"A semana fecha tranquila para o mercado".
Algum tempo atrás eu já escrevi sobre esse ente que todos evocamos em algum momento do dia: o tal “mercado”.
Como educador, fico bastante impactado pelos debates que criamos em nossa sociedade incluindo esta abstração: queremos melhorar os indicadores de qualidade da educação, mas queremos formar “para o mercado”. E dizemos isso sem nem nos questionar sobre algo básico: o que o “mercado” espera de nós?
Para o mercado, somos consumidores e mão de obra. E para o “bem do mercado”, precisamos estar enquadrados em grupos padronizados em cada uma dessas categorias para gerar mais produtividade e consequentemente mais valor, para o mercado. Um bom exemplo disso é a forma como as redes sociais coletam informações nossas, para nos colocar em grupos consumidores e nos alcançar anúncios que geram em muitos de nós o sentimento: “como é que ela sabia que eu queria algo assim?”
Em minha carreira como gestor, nos últimos 25 anos, já protagonizei várias iniciativas na educação de aproximação com empresas. Desenvolvemos cursos, olhamos para currículos, montamos espaços de prática, todos estes elementos fundamentais para uma formação integral, pessoal e profissional. Entretanto, em parte destas iniciativas, pude perceber necessidades que são um pouco diferentes da proposta educacional integral: as empresas precisam, rapidamente, de pessoas que operem sistemas, softwares, aplicativos relacionados ao seu negócio. E sempre para ontem. “o tempo do mercado é diferente do tempo da academia”. Já ouvi bastante esta frase.
Eu particularmente acredito na importância da formação técnica — especialmente se incluir a competência de aprender a aprender, independente do aplicativo, ou software do momento. Da mesma forma, compreendo a necessidade de aprender a programar hoje em dia. Mas se ali na frente, ou melhor, logo ali, se as máquinas forem melhores do que nós nisso tudo, o que sobra para a humanidade?
Se as máquinas forem mais eficientes e com menor custo, será que o mercado ainda terá interesse em nós, humanos?
Me parece que sim, acredito na manutenção de nossa relevância a partir da compreensão de que devemos formar para a autonomia do ser humano, ampliando competências que nos tornam únicos, mesmo que isso leve mais tempo e que o ser abstrato não perceba antecipadamente essa formação como importante.
Essas competências transformam realidades, a partir de um olhar integral e sistêmico e permitem que coloquemos em prática as nossas múltiplas inteligências.
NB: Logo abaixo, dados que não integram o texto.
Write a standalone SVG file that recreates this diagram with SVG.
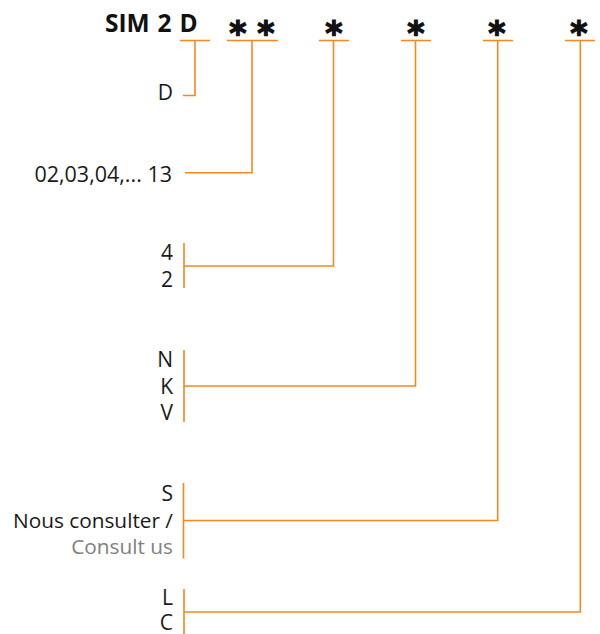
<svg xmlns="http://www.w3.org/2000/svg" width="600" height="634" viewBox="0 0 600 634">
<style>
.lbl{font-family:"Open Sans","Liberation Sans",sans-serif;font-size:21px;fill:#1a1a1a;text-anchor:end}
.grey{fill:#808080}
.title{font-family:"Open Sans","Liberation Sans",sans-serif;font-size:24.5px;font-weight:bold;fill:#111}
.ast{font-family:"DejaVu Sans",sans-serif;font-size:33px;font-weight:bold;fill:#111;stroke:#111;stroke-width:1.2;text-anchor:middle}
.ln{fill:none;stroke:#F5891F;stroke-width:1.6}
</style>
<rect width="600" height="634" fill="#fff"/>
<g id="title">
<text class="title" x="105" y="32" word-spacing="1.5">SIM 2 D</text>
<text class="ast" x="238" y="45">*</text>
<text class="ast" x="266" y="45">*</text>
<text class="ast" x="334" y="45">*</text>
<text class="ast" x="416" y="45">*</text>
<text class="ast" x="497" y="45">*</text>
<text class="ast" x="579" y="45">*</text>
</g>
<g id="node-d"><text class="lbl" x="173" y="99.5">D</text></g>
<g id="node-size"><text class="lbl" x="172" y="181.5" style="font-size:21.5px">02,03,04,... 13</text></g>
<g id="node-42"><text class="lbl" x="173" y="260">4</text><text class="lbl" x="173" y="286.5">2</text></g>
<g id="node-nkv"><text class="lbl" x="173" y="366.5">N</text><text class="lbl" x="173" y="393.5">K</text><text class="lbl" x="173" y="420">V</text></g>
<g id="node-s"><text class="lbl" x="173" y="500.5">S</text><text class="lbl" x="173" y="527.5" style="font-size:20.8px">Nous consulter /</text><text class="lbl grey" x="173" y="553.5" style="font-size:20.8px">Consult us</text></g>
<g id="node-lc"><text class="lbl" x="173" y="605">L</text><text class="lbl" x="173" y="630">C</text></g>
<g id="connectors">
<path class="ln" d="M180 40.5H210M195 40.5V95.5H183"/>
<path class="ln" d="M227 40.5H278M252 40.5V172.7H185"/>
<path class="ln" d="M319 40.5H349M333.5 40.5V266H184M184 243V288"/>
<path class="ln" d="M401 40.5H431M415.5 40.5V386H184M184 350V422"/>
<path class="ln" d="M483 40.5H513M497.7 40.5V520.5H183.5M183.5 483V558.5"/>
<path class="ln" d="M565 40.5H595M580.3 40.5V612H184M184 589V634"/>
</g>
</svg>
Devemos ampliar as nossas competências humanas e atuar onde quisermos, incluindo o tal mercado.
Resolvi escrever essa breve reflexão porque ontem, enquanto olhava um dos jornais da CNN, escutei frases como: “Os salários estão maiores, mas não tiram o sono do mercado”. “A semana fecha tranquila para o mercado”. “Não teve entusiasmo do mercado.”
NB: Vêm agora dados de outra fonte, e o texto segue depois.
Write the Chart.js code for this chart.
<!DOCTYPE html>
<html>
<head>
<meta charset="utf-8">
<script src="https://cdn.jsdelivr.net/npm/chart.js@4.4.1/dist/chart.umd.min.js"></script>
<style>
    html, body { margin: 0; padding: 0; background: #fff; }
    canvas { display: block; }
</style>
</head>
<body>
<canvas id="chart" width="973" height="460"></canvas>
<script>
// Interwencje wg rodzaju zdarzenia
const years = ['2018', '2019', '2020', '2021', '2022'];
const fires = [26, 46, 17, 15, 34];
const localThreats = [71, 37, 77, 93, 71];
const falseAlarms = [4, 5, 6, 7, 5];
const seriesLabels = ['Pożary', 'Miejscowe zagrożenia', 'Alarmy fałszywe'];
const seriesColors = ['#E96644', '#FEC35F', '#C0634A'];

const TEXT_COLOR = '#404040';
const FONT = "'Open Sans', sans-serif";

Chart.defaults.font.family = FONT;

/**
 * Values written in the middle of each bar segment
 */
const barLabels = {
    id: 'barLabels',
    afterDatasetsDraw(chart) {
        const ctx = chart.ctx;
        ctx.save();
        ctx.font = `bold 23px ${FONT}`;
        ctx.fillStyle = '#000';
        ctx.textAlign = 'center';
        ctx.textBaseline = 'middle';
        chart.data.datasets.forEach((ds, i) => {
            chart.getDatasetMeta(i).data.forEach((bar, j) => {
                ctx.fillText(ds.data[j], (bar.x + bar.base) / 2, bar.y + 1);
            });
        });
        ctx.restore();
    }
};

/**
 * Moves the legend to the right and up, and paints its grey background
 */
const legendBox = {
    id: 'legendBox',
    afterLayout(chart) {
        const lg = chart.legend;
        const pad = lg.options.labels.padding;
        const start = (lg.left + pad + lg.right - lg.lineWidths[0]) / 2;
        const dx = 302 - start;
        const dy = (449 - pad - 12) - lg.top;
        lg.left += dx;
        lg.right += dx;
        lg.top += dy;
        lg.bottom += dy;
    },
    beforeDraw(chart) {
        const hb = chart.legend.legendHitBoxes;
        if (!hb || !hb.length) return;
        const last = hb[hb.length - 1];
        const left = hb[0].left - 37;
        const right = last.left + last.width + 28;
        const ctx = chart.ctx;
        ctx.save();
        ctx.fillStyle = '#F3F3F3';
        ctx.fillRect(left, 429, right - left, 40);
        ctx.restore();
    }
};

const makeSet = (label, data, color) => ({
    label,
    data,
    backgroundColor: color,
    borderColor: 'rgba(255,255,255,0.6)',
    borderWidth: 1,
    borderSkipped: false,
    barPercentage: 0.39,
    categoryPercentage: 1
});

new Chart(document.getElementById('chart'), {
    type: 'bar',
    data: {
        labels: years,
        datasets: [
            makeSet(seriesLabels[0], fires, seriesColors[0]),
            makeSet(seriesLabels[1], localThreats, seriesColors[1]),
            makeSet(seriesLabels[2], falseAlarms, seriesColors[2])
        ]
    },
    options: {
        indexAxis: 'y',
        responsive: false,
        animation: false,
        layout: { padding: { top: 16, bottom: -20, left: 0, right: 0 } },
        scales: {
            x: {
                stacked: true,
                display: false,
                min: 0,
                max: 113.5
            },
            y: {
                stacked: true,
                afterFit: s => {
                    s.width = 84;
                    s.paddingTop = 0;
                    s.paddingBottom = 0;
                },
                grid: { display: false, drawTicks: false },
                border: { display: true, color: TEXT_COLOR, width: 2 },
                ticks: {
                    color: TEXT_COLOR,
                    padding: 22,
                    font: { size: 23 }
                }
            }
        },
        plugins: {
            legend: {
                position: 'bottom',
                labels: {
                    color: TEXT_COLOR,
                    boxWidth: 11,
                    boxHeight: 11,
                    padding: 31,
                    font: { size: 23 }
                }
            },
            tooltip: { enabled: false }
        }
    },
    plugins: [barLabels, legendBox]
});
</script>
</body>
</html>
O que eu gostaria de ouvir é: “Os salários estão maiores e as pessoas estão mais distantes da linha da pobreza”, “A semana fecha tranquila para a população do nosso país”, “Todos estão entusiasmados com a chegada do final de semana”.
Mas não: só ouvimos frases e sentimentos relacionados a um ente abstrato, que se transformou ao longo do tempo, engolindo espaços sociais e de bem comum.
Agora, com o mundo em chamas, precisamos correr para garantir um futuro para todos.
Esse é o único momento no qual o abstrato mercado silencia. Se torna natureza, apenas o som dos grilos.
Eu acredito na educação como elemento de transformação para que cada um de nós, humanos e com autonomia, possamos escolher os caminhos que queremos. No meu caso, acredito em um caminho que preconiza o bem comum, o cuidado com o coletivo, o impacto no outro.
A educação acaba gerando valor para a própria pessoa, para a sociedade, e pode impactar no bem de todos. Isso não exclui a capacidade de atuação profissional, muito pelo contrário. Mas formar para o mercado, na minha compreensão, é formar para reforçar um sistema excludente e que avança no consumo do planeta. Não dá mais para ser assim. E o mais impressionante: no fundo, todos sabemos disso.
Precisamos seguir com pequenas ações, qualificando as nossas competências e nos tornando humanos melhores com e para os outros. Se fizermos isso, teremos a melhor formação e a autonomia para transformar a nossa vida.